Memory flooded her and sleep fled. A nightmare, she must have dreamed….
She reached out to the ground next to where she lay, and it was cold, cold. No one had lain beside her in the night. John was not there, had not been there. The chill seeped up from the ground and into her body despite the blanket, but she did not move to rise.
And later:
Ellen looked away from the fire, off among the trees. She forgot, when she was tired, or preoccupied; she still expected John to come walking into camp, to crouch briefly at the fire and meet her eyes across it. She could see the light in his eyes and the grin that he kept for her alone. She had so much to tell him: how his horse was behaving, how heavy the mail was, how trying it was keeping the petty differences among the rebels from flaring into quarrels. In her mind’s eye, John’s grin widened to a smile and he stood to come to her, and an owl called nearby. Rainwater dripped from an overhanging branch and trickled down the side of her face; it was cold. She shivered, and went to wake Thomas for the next watch.
Susan, is she the type of character who would feel guilty or otherwise convicted of her lack of mourning--in the way one would mourn a much beloved spouse?
Also, the pallet in the room with Alex and Helen...I know I haven't read all of your story, but are Alex and Helen married? If so, would she suggest she keep watch over the children, and given them the privacy of her bed, no matter how cramped?
That's beautiful stuff, Beverly.
Also, the pallet in the room with Alex and Helen...I know I haven't read all of your story, but are Alex and Helen married? If so, would she suggest she keep watch over the children, and given them the privacy of her bed, no matter how cramped?
That's a good idea.
Susan, is she the type of character who would feel guilty or otherwise convicted of her lack of mourning--in the way one would mourn a much beloved spouse?

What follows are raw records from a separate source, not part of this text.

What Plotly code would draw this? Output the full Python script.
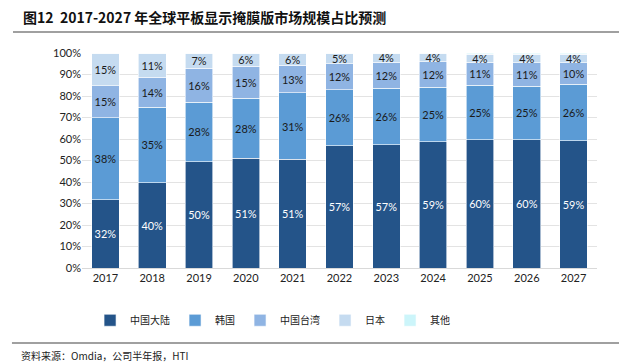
import plotly.graph_objects as go

years = ["2017", "2018", "2019", "2020", "2021", "2022", "2023", "2024", "2025", "2026", "2027"]
mainland = [31.7, 39.7, 49.5, 51.0, 50.6, 56.9, 57.3, 58.8, 59.7, 59.7, 59.3]
korea = [38.1, 35.0, 27.6, 27.9, 30.8, 26.1, 26.3, 25.2, 25.2, 24.8, 26.2]
taiwan = [15.0, 14.0, 15.9, 14.9, 12.9, 12.0, 12.2, 12.0, 10.7, 10.9, 9.9]
japan = [15.2, 11.3, 7.0, 6.2, 5.7, 5.0, 4.2, 4.0, 3.9, 4.0, 4.0]
others = [0.0, 0.0, 0.0, 0.0, 0.0, 0.0, 0.0, 0.0, 0.5, 0.6, 0.6]

names = ["中国大陆", "韩国", "中国台湾", "日本", "其他"]
series = [mainland, korea, taiwan, japan, others]
colors = ["#245489", "#5B9BD5", "#8FB4E3", "#C5DBF0", "#CCF5FA"]
text_colors = ["white", "#1a1a1a", "#1a1a1a", "#1a1a1a", "#1a1a1a"]

fig = go.Figure()
for name, vals, col, tc in zip(names, series, colors, text_colors):
    show = name != "其他"
    fig.add_trace(go.Bar(
        x=years, y=vals, name=name,
        marker=dict(color=col, line=dict(color="white", width=0.6)),
        texttemplate="%{y:.0f}%" if show else None,
        textposition="inside" if show else "none",
        insidetextanchor="middle",
        textangle=0,
        textfont=dict(color=tc, size=11, family="Lato, Open Sans, sans-serif"),
        hoverinfo="skip",
    ))

fig.update_layout(
    barmode="stack",
    bargap=0.41,
    width=619, height=364,
    margin=dict(l=82, r=22, t=53, b=96, autoexpand=False),
    plot_bgcolor="white", paper_bgcolor="white",
    uniformtext=dict(minsize=8, mode="show"),
    font=dict(family="Lato, Noto Sans CJK SC, sans-serif", size=11, color="#222"),
    xaxis=dict(
        showline=True, linecolor="#d9d9d9", linewidth=1,
        tickfont=dict(size=11, color="#222"), ticks="",
    ),
    yaxis=dict(
        range=[0, 100], dtick=10, ticksuffix="%",
        gridcolor="#e3e3e3", gridwidth=1, zeroline=False,
        tickfont=dict(size=11, color="#222"),
    ),
    legend=dict(
        orientation="h", x=0.37, xanchor="center",
        yref="container", y=0.16, yanchor="top",
        font=dict(family="Noto Sans CJK SC", size=10, color="#222"),
        itemwidth=30, traceorder="normal",
    ),
    shapes=[
        dict(type="line", xref="paper", yref="paper", x0=-0.134, x1=1.05,
             y0=1.098, y1=1.098, line=dict(color="#808080", width=1.5)),
        dict(type="line", xref="paper", yref="paper", x0=-0.136, x1=1.05,
             y0=-0.349, y1=-0.349, line=dict(color="#808080", width=1.5)),
    ],
    annotations=[
        dict(text="<b>图12  2017-2027 年全球平板显示掩膜版市场规模占比预测</b>",
             xref="paper", yref="paper", x=-0.118, y=1.167,
             xanchor="left", yanchor="middle", showarrow=False,
             font=dict(family="Noto Sans CJK SC", size=14, color="#111")),
        dict(text="资料来源：Omdia，公司半年报，HTI",
             xref="paper", yref="paper", x=-0.122, y=-0.405,
             xanchor="left", yanchor="middle", showarrow=False,
             font=dict(family="Noto Sans CJK SC", size=10, color="#222")),
    ],
)

fig.write_html("out.html", config={"displayModeBar": False},
               post_script="document.body.style.margin='0';document.body.style.overflow='hidden';")
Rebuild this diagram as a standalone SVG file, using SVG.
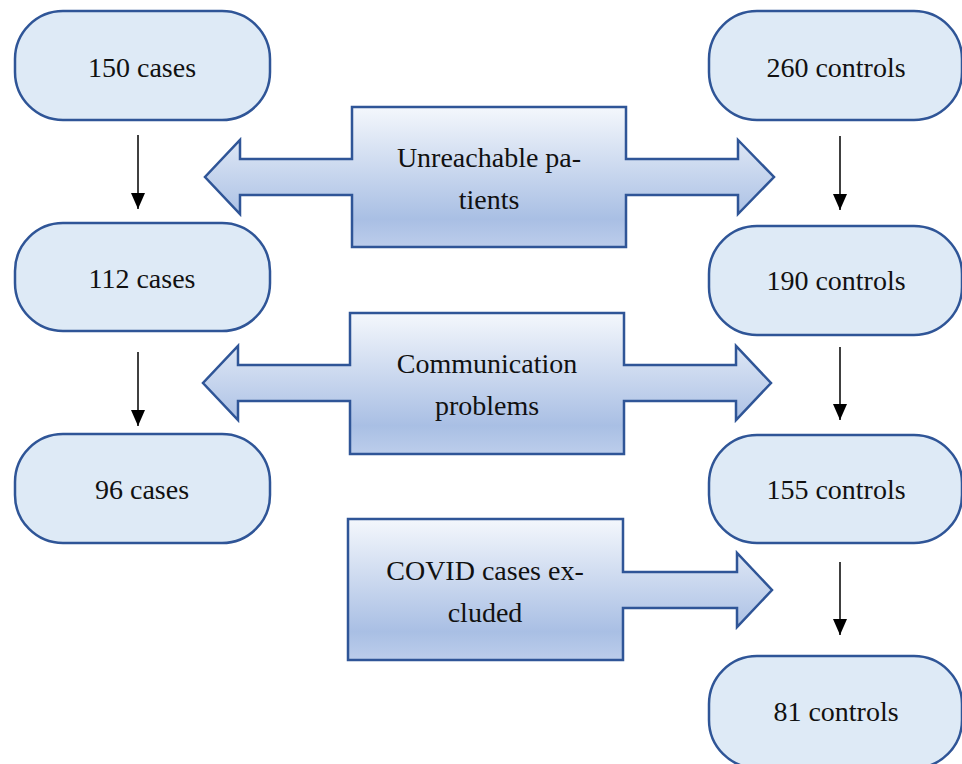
<svg xmlns="http://www.w3.org/2000/svg" width="962" height="764" viewBox="0 0 962 764">
<style>
.node{fill:#deeaf6;stroke:#2f5597;stroke-width:2.5}
.call{fill:url(#g);stroke:#2f5597;stroke-width:2.5;stroke-linejoin:miter}
text{font-family:"Liberation Serif","DejaVu Serif",serif;font-size:28px;fill:#111;text-anchor:middle}
.conn line{stroke:#000;stroke-width:1.5}
</style>
<defs>
<linearGradient id="g" x1="0" y1="0" x2="0" y2="1">
<stop offset="0" stop-color="#f4f7fc"/>
<stop offset="0.8" stop-color="#a9bfe4"/>
<stop offset="1" stop-color="#bccdeb"/>
</linearGradient>
<marker id="ah" markerWidth="16" markerHeight="14" refX="16" refY="7" orient="auto" markerUnits="userSpaceOnUse" viewBox="0 0 16 14">
<path d="M0,0 L16,7 L0,14 z" fill="#000"/>
</marker>
</defs>
<g id="n150"><rect class="node" x="15" y="11" width="255" height="109" rx="48" ry="48"/><text x="142" y="77">150 cases</text></g>
<g id="n112"><rect class="node" x="15" y="223" width="255" height="108" rx="48" ry="48"/><text x="142" y="288">112 cases</text></g>
<g id="n96"><rect class="node" x="15" y="434" width="255" height="109" rx="48" ry="48"/><text x="142" y="499">96 cases</text></g>
<g id="n260"><rect class="node" x="709" y="11" width="253" height="109" rx="48" ry="48"/><text x="836" y="77">260 controls</text></g>
<g id="n190"><rect class="node" x="709" y="226" width="253" height="109" rx="48" ry="48"/><text x="836" y="290">190 controls</text></g>
<g id="n155"><rect class="node" x="709" y="435" width="253" height="108" rx="48" ry="48"/><text x="836" y="499">155 controls</text></g>
<g id="n81"><rect class="node" x="709" y="656" width="253" height="112" rx="48" ry="48"/><text x="836" y="721">81 controls</text></g>
<g id="c1"><path class="call" d="M352,107 H626 V159 H738 V140 L774,177 L738,214 V195 H626 V247 H352 V195 H240 V214 L205,177 L240,140 V159 H352 Z"/><text x="489" y="167">Unreachable pa-</text><text x="489" y="209">tients</text></g>
<g id="c2"><path class="call" d="M350,313 H624 V365 H736 V346 L771,383 L736,420 V401 H624 V454 H350 V401 H238 V420 L203,383 L238,346 V365 H350 Z"/><text x="487" y="373">Communication</text><text x="487" y="415">problems</text></g>
<g id="c3"><path class="call" d="M348,519 H623 V572 H737 V553 L772,590 L737,627 V608 H623 V660 H348 Z"/><text x="485" y="580">COVID cases ex-</text><text x="485" y="622">cluded</text></g>
<g id="connectors" class="conn">
<line x1="138" y1="135" x2="138" y2="209" marker-end="url(#ah)"/>
<line x1="138" y1="352" x2="138" y2="426" marker-end="url(#ah)"/>
<line x1="840" y1="136" x2="840" y2="210" marker-end="url(#ah)"/>
<line x1="840" y1="347" x2="840" y2="420" marker-end="url(#ah)"/>
<line x1="840" y1="562" x2="840" y2="635" marker-end="url(#ah)"/>
</g>
</svg>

Hmm. I think she's too pragmatic for that. What she would feel, though, is guilt over putting herself in a position where she can't feel more mournful. She'd wish with even greater strength than before that she hadn't rushed into the marriage, she'd reflect back and wonder if there was anything she could've done differently to enable them to find some kind of harmony, etc. Does that make sense?
I think I might have managed to find something to help me tie Anna's feelings back to my own life, and it was hinted at in this week's drabble--how I felt in the immediate aftermath of 9/11. It wasn't that I wasn't upset, stunned, and grieved--it's just that the way I expressed it, and what I felt should be appropriate institutional responses, were so out of synch with what came to be the general consensus that I kept saying the wrong things which resulted in everything from strange looks to out-and-out accusations that I was a heartless, shallow person who didn't grasp the scope of the tragedy. (That last because I was indignant that people wanted to cancel the rest of the baseball season.) I still get upset just thinking about it. Anyway, maybe I can do something with that out-of-synch feeling, though Anna's circumstances are different in that she knows the rules of being a widow, while AFAICT the only thing that made my 9/11 reactions "wrong" was the fact they ended up being a minority response to unprecedented events.
Susan, I also had some minority reactions to 9/11 and got the stares. I'm sitting her nodding.
A word of caution, though: keep a very close eye on just how much introspection you have her delving into. If she doesn't do more of it during the book, it will stick out like a sore thumb, and appear to be the author writing the author, not the character being the character. Also, if she is going to show those introspective tendencies throughout the book, be very careful about how you write Jack. Two introspective characters will stand a good shot of getting you raised eyebrows, and also have the potential to bury a lot of the action in the story itself.